begin Stored records

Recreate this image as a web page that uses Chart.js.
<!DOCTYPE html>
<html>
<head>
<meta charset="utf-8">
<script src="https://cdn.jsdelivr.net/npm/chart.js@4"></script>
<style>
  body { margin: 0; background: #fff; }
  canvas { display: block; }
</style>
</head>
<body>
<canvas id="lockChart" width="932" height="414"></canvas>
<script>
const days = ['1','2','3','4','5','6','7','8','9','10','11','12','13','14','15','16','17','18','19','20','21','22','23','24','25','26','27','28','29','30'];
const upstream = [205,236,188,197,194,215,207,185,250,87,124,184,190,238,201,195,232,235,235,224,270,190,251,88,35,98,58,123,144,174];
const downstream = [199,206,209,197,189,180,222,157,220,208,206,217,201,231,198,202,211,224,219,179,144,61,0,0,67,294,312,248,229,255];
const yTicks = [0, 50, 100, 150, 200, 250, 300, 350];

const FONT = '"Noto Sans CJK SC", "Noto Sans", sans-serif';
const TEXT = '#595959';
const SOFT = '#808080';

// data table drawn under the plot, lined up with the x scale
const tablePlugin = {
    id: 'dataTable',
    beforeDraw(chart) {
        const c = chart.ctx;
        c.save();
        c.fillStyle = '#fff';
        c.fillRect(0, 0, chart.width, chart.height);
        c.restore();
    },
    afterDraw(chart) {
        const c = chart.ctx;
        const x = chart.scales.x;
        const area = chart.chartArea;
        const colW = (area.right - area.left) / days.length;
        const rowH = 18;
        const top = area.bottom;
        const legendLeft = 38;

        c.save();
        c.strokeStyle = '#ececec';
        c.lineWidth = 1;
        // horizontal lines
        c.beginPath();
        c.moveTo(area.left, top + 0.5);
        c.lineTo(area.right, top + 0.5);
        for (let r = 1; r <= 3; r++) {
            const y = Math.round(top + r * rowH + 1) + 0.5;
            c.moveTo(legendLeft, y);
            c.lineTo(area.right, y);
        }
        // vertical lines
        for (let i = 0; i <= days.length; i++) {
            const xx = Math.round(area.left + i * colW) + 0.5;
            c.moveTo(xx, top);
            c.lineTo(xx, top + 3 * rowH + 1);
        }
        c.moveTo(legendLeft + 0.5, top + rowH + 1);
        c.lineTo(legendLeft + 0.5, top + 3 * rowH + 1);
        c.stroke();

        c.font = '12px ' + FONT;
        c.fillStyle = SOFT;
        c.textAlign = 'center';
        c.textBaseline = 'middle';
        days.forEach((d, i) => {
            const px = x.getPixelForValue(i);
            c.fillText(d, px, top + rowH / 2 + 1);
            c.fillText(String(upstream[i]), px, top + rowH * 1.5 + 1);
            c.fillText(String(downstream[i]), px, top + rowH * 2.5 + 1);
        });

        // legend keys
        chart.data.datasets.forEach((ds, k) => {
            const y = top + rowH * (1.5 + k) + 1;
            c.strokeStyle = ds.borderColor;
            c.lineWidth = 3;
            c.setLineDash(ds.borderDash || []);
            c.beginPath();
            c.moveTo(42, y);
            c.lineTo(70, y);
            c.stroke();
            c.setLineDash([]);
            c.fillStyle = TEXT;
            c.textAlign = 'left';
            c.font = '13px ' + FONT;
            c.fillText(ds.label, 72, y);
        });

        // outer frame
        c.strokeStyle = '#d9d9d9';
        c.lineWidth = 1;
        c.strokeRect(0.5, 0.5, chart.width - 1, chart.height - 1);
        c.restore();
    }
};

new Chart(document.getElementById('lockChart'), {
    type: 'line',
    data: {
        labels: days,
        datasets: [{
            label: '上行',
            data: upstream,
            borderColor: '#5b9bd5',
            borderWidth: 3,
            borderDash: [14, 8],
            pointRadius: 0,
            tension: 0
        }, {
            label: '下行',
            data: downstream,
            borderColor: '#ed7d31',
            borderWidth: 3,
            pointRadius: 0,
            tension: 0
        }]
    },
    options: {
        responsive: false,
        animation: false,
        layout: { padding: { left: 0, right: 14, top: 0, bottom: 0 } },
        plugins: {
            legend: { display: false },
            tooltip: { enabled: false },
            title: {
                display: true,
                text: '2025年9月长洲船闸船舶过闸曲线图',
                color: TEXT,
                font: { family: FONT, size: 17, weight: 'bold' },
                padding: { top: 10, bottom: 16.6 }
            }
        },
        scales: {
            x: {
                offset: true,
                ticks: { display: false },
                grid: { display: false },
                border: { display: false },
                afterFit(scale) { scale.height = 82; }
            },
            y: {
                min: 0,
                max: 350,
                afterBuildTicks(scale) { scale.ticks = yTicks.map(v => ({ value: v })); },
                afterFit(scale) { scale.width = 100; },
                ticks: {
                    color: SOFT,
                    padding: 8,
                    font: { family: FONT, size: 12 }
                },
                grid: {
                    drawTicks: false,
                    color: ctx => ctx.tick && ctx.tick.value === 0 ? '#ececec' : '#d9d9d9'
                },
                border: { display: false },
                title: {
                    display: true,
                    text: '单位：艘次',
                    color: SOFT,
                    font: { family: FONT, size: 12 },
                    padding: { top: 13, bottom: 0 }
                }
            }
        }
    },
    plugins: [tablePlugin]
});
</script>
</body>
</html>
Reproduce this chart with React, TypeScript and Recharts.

end Stored records

Repeat each record in full; every line must match exactly.

Recreate this image as a web page that uses Chart.js.
<!DOCTYPE html>
<html>
<head>
<meta charset="utf-8">
<script src="https://cdn.jsdelivr.net/npm/chart.js@4"></script>
<style>
  body { margin: 0; background: #fff; }
  canvas { display: block; }
</style>
</head>
<body>
<canvas id="lockChart" width="932" height="414"></canvas>
<script>
const days = ['1','2','3','4','5','6','7','8','9','10','11','12','13','14','15','16','17','18','19','20','21','22','23','24','25','26','27','28','29','30'];
const upstream = [205,236,188,197,194,215,207,185,250,87,124,184,190,238,201,195,232,235,235,224,270,190,251,88,35,98,58,123,144,174];
const downstream = [199,206,209,197,189,180,222,157,220,208,206,217,201,231,198,202,211,224,219,179,144,61,0,0,67,294,312,248,229,255];
const yTicks = [0, 50, 100, 150, 200, 250, 300, 350];

const FONT = '"Noto Sans CJK SC", "Noto Sans", sans-serif';
const TEXT = '#595959';
const SOFT = '#808080';

// data table drawn under the plot, lined up with the x scale
const tablePlugin = {
    id: 'dataTable',
    beforeDraw(chart) {
        const c = chart.ctx;
        c.save();
        c.fillStyle = '#fff';
        c.fillRect(0, 0, chart.width, chart.height);
        c.restore();
    },
    afterDraw(chart) {
        const c = chart.ctx;
        const x = chart.scales.x;
        const area = chart.chartArea;
        const colW = (area.right - area.left) / days.length;
        const rowH = 18;
        const top = area.bottom;
        const legendLeft = 38;

        c.save();
        c.strokeStyle = '#ececec';
        c.lineWidth = 1;
        // horizontal lines
        c.beginPath();
        c.moveTo(area.left, top + 0.5);
        c.lineTo(area.right, top + 0.5);
        for (let r = 1; r <= 3; r++) {
            const y = Math.round(top + r * rowH + 1) + 0.5;
            c.moveTo(legendLeft, y);
            c.lineTo(area.right, y);
        }
        // vertical lines
        for (let i = 0; i <= days.length; i++) {
            const xx = Math.round(area.left + i * colW) + 0.5;
            c.moveTo(xx, top);
            c.lineTo(xx, top + 3 * rowH + 1);
        }
        c.moveTo(legendLeft + 0.5, top + rowH + 1);
        c.lineTo(legendLeft + 0.5, top + 3 * rowH + 1);
        c.stroke();

        c.font = '12px ' + FONT;
        c.fillStyle = SOFT;
        c.textAlign = 'center';
        c.textBaseline = 'middle';
        days.forEach((d, i) => {
            const px = x.getPixelForValue(i);
            c.fillText(d, px, top + rowH / 2 + 1);
            c.fillText(String(upstream[i]), px, top + rowH * 1.5 + 1);
            c.fillText(String(downstream[i]), px, top + rowH * 2.5 + 1);
        });

        // legend keys
        chart.data.datasets.forEach((ds, k) => {
            const y = top + rowH * (1.5 + k) + 1;
            c.strokeStyle = ds.borderColor;
            c.lineWidth = 3;
            c.setLineDash(ds.borderDash || []);
            c.beginPath();
            c.moveTo(42, y);
            c.lineTo(70, y);
            c.stroke();
            c.setLineDash([]);
            c.fillStyle = TEXT;
            c.textAlign = 'left';
            c.font = '13px ' + FONT;
            c.fillText(ds.label, 72, y);
        });

        // outer frame
        c.strokeStyle = '#d9d9d9';
        c.lineWidth = 1;
        c.strokeRect(0.5, 0.5, chart.width - 1, chart.height - 1);
        c.restore();
    }
};

new Chart(document.getElementById('lockChart'), {
    type: 'line',
    data: {
        labels: days,
        datasets: [{
            label: '上行',
            data: upstream,
            borderColor: '#5b9bd5',
            borderWidth: 3,
            borderDash: [14, 8],
            pointRadius: 0,
            tension: 0
        }, {
            label: '下行',
            data: downstream,
            borderColor: '#ed7d31',
            borderWidth: 3,
            pointRadius: 0,
            tension: 0
        }]
    },
    options: {
        responsive: false,
        animation: false,
        layout: { padding: { left: 0, right: 14, top: 0, bottom: 0 } },
        plugins: {
            legend: { display: false },
            tooltip: { enabled: false },
            title: {
                display: true,
                text: '2025年9月长洲船闸船舶过闸曲线图',
                color: TEXT,
                font: { family: FONT, size: 17, weight: 'bold' },
                padding: { top: 10, bottom: 16.6 }
            }
        },
        scales: {
            x: {
                offset: true,
                ticks: { display: false },
                grid: { display: false },
                border: { display: false },
                afterFit(scale) { scale.height = 82; }
            },
            y: {
                min: 0,
                max: 350,
                afterBuildTicks(scale) { scale.ticks = yTicks.map(v => ({ value: v })); },
                afterFit(scale) { scale.width = 100; },
                ticks: {
                    color: SOFT,
                    padding: 8,
                    font: { family: FONT, size: 12 }
                },
                grid: {
                    drawTicks: false,
                    color: ctx => ctx.tick && ctx.tick.value === 0 ? '#ececec' : '#d9d9d9'
                },
                border: { display: false },
                title: {
                    display: true,
                    text: '单位：艘次',
                    color: SOFT,
                    font: { family: FONT, size: 12 },
                    padding: { top: 13, bottom: 0 }
                }
            }
        }
    },
    plugins: [tablePlugin]
});
</script>
</body>
</html>
Reproduce this chart with React, TypeScript and Recharts.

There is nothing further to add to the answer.